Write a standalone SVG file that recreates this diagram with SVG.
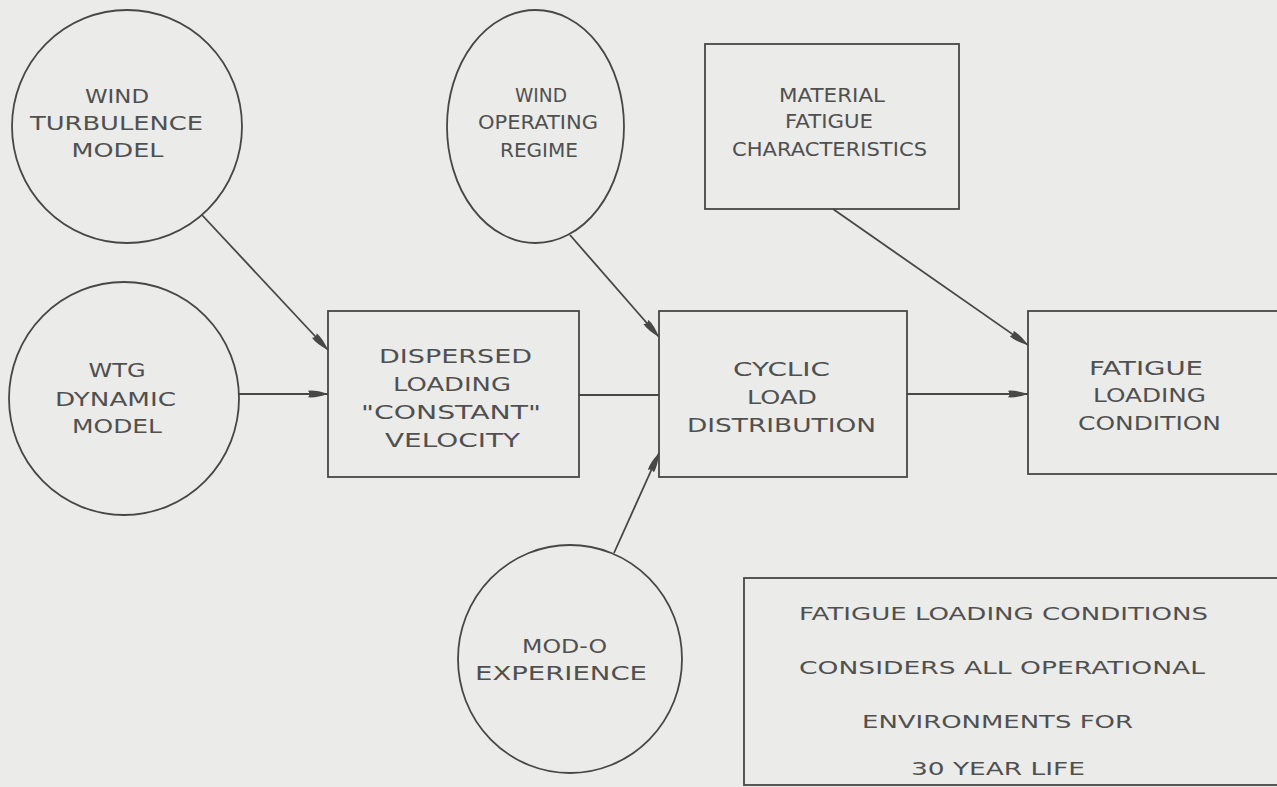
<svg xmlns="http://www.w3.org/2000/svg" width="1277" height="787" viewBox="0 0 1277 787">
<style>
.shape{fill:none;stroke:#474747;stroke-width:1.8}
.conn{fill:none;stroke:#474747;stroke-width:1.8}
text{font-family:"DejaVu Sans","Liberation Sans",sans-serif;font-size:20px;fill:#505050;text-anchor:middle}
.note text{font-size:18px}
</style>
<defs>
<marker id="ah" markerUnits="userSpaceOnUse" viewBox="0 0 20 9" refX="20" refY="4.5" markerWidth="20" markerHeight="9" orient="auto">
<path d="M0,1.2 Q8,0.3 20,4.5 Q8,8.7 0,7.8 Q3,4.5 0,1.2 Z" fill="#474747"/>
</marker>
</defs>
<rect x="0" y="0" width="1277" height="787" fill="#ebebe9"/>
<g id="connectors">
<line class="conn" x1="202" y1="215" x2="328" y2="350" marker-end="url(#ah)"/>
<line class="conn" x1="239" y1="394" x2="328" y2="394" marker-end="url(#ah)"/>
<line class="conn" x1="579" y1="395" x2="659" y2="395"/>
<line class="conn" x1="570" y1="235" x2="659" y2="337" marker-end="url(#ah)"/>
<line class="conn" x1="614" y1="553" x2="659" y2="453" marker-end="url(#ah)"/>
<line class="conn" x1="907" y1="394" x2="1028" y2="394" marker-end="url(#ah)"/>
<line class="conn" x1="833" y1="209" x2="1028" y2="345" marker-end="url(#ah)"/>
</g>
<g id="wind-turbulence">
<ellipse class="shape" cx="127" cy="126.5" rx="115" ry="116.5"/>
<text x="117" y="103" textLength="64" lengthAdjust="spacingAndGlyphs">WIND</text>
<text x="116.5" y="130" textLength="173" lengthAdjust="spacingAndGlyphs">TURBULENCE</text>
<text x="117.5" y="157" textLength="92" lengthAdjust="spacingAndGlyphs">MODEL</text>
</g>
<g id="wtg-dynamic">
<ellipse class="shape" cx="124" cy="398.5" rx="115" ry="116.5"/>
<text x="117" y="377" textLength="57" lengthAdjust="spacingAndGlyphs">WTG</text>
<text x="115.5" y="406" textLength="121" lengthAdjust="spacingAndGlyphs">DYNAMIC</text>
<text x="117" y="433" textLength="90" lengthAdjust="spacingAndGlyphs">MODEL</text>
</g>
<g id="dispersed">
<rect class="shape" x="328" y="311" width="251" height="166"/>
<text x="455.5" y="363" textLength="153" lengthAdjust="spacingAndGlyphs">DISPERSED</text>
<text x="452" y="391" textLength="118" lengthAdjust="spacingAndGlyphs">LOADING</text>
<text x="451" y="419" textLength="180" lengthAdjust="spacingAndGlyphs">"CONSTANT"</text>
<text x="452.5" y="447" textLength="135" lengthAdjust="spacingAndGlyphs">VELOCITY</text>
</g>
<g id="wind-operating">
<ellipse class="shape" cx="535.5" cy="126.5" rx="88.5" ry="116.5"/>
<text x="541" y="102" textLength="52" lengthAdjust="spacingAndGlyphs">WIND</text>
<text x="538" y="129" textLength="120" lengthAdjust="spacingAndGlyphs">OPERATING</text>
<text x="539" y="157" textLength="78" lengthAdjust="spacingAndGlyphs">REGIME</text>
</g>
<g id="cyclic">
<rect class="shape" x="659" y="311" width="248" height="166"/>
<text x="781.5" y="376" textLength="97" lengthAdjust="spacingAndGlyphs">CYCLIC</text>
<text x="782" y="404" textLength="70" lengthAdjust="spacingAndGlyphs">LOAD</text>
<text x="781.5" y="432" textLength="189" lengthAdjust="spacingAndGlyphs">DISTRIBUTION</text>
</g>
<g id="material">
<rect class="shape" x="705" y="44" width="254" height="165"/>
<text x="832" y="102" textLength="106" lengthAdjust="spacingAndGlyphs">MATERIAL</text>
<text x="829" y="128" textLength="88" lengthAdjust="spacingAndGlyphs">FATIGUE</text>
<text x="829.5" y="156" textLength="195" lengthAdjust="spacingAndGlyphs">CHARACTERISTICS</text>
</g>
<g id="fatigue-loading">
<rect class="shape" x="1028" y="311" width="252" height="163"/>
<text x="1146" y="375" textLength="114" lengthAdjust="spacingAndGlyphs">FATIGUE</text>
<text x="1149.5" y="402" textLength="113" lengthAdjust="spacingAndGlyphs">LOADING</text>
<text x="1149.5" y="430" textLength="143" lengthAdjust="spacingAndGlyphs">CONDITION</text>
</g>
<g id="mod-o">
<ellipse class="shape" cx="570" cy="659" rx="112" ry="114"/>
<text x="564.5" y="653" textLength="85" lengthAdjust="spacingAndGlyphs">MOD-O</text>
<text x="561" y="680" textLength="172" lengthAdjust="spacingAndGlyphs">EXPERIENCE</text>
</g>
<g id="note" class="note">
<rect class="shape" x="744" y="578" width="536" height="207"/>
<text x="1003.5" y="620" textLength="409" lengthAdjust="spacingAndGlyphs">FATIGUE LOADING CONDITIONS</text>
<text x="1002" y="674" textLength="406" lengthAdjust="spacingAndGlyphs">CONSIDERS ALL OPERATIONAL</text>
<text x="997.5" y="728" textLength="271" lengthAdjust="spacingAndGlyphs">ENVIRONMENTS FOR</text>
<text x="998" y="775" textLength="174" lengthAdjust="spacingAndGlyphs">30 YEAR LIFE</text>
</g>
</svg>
:::::
(What you are asked to do) Your task is an exact transcription of all the data, minus the pictures.

(Reply)
Write a standalone SVG file that recreates this diagram with SVG.
<svg xmlns="http://www.w3.org/2000/svg" width="1277" height="787" viewBox="0 0 1277 787">
<style>
.shape{fill:none;stroke:#474747;stroke-width:1.8}
.conn{fill:none;stroke:#474747;stroke-width:1.8}
text{font-family:"DejaVu Sans","Liberation Sans",sans-serif;font-size:20px;fill:#505050;text-anchor:middle}
.note text{font-size:18px}
</style>
<defs>
<marker id="ah" markerUnits="userSpaceOnUse" viewBox="0 0 20 9" refX="20" refY="4.5" markerWidth="20" markerHeight="9" orient="auto">
<path d="M0,1.2 Q8,0.3 20,4.5 Q8,8.7 0,7.8 Q3,4.5 0,1.2 Z" fill="#474747"/>
</marker>
</defs>
<rect x="0" y="0" width="1277" height="787" fill="#ebebe9"/>
<g id="connectors">
<line class="conn" x1="202" y1="215" x2="328" y2="350" marker-end="url(#ah)"/>
<line class="conn" x1="239" y1="394" x2="328" y2="394" marker-end="url(#ah)"/>
<line class="conn" x1="579" y1="395" x2="659" y2="395"/>
<line class="conn" x1="570" y1="235" x2="659" y2="337" marker-end="url(#ah)"/>
<line class="conn" x1="614" y1="553" x2="659" y2="453" marker-end="url(#ah)"/>
<line class="conn" x1="907" y1="394" x2="1028" y2="394" marker-end="url(#ah)"/>
<line class="conn" x1="833" y1="209" x2="1028" y2="345" marker-end="url(#ah)"/>
</g>
<g id="wind-turbulence">
<ellipse class="shape" cx="127" cy="126.5" rx="115" ry="116.5"/>
<text x="117" y="103" textLength="64" lengthAdjust="spacingAndGlyphs">WIND</text>
<text x="116.5" y="130" textLength="173" lengthAdjust="spacingAndGlyphs">TURBULENCE</text>
<text x="117.5" y="157" textLength="92" lengthAdjust="spacingAndGlyphs">MODEL</text>
</g>
<g id="wtg-dynamic">
<ellipse class="shape" cx="124" cy="398.5" rx="115" ry="116.5"/>
<text x="117" y="377" textLength="57" lengthAdjust="spacingAndGlyphs">WTG</text>
<text x="115.5" y="406" textLength="121" lengthAdjust="spacingAndGlyphs">DYNAMIC</text>
<text x="117" y="433" textLength="90" lengthAdjust="spacingAndGlyphs">MODEL</text>
</g>
<g id="dispersed">
<rect class="shape" x="328" y="311" width="251" height="166"/>
<text x="455.5" y="363" textLength="153" lengthAdjust="spacingAndGlyphs">DISPERSED</text>
<text x="452" y="391" textLength="118" lengthAdjust="spacingAndGlyphs">LOADING</text>
<text x="451" y="419" textLength="180" lengthAdjust="spacingAndGlyphs">"CONSTANT"</text>
<text x="452.5" y="447" textLength="135" lengthAdjust="spacingAndGlyphs">VELOCITY</text>
</g>
<g id="wind-operating">
<ellipse class="shape" cx="535.5" cy="126.5" rx="88.5" ry="116.5"/>
<text x="541" y="102" textLength="52" lengthAdjust="spacingAndGlyphs">WIND</text>
<text x="538" y="129" textLength="120" lengthAdjust="spacingAndGlyphs">OPERATING</text>
<text x="539" y="157" textLength="78" lengthAdjust="spacingAndGlyphs">REGIME</text>
</g>
<g id="cyclic">
<rect class="shape" x="659" y="311" width="248" height="166"/>
<text x="781.5" y="376" textLength="97" lengthAdjust="spacingAndGlyphs">CYCLIC</text>
<text x="782" y="404" textLength="70" lengthAdjust="spacingAndGlyphs">LOAD</text>
<text x="781.5" y="432" textLength="189" lengthAdjust="spacingAndGlyphs">DISTRIBUTION</text>
</g>
<g id="material">
<rect class="shape" x="705" y="44" width="254" height="165"/>
<text x="832" y="102" textLength="106" lengthAdjust="spacingAndGlyphs">MATERIAL</text>
<text x="829" y="128" textLength="88" lengthAdjust="spacingAndGlyphs">FATIGUE</text>
<text x="829.5" y="156" textLength="195" lengthAdjust="spacingAndGlyphs">CHARACTERISTICS</text>
</g>
<g id="fatigue-loading">
<rect class="shape" x="1028" y="311" width="252" height="163"/>
<text x="1146" y="375" textLength="114" lengthAdjust="spacingAndGlyphs">FATIGUE</text>
<text x="1149.5" y="402" textLength="113" lengthAdjust="spacingAndGlyphs">LOADING</text>
<text x="1149.5" y="430" textLength="143" lengthAdjust="spacingAndGlyphs">CONDITION</text>
</g>
<g id="mod-o">
<ellipse class="shape" cx="570" cy="659" rx="112" ry="114"/>
<text x="564.5" y="653" textLength="85" lengthAdjust="spacingAndGlyphs">MOD-O</text>
<text x="561" y="680" textLength="172" lengthAdjust="spacingAndGlyphs">EXPERIENCE</text>
</g>
<g id="note" class="note">
<rect class="shape" x="744" y="578" width="536" height="207"/>
<text x="1003.5" y="620" textLength="409" lengthAdjust="spacingAndGlyphs">FATIGUE LOADING CONDITIONS</text>
<text x="1002" y="674" textLength="406" lengthAdjust="spacingAndGlyphs">CONSIDERS ALL OPERATIONAL</text>
<text x="997.5" y="728" textLength="271" lengthAdjust="spacingAndGlyphs">ENVIRONMENTS FOR</text>
<text x="998" y="775" textLength="174" lengthAdjust="spacingAndGlyphs">30 YEAR LIFE</text>
</g>
</svg>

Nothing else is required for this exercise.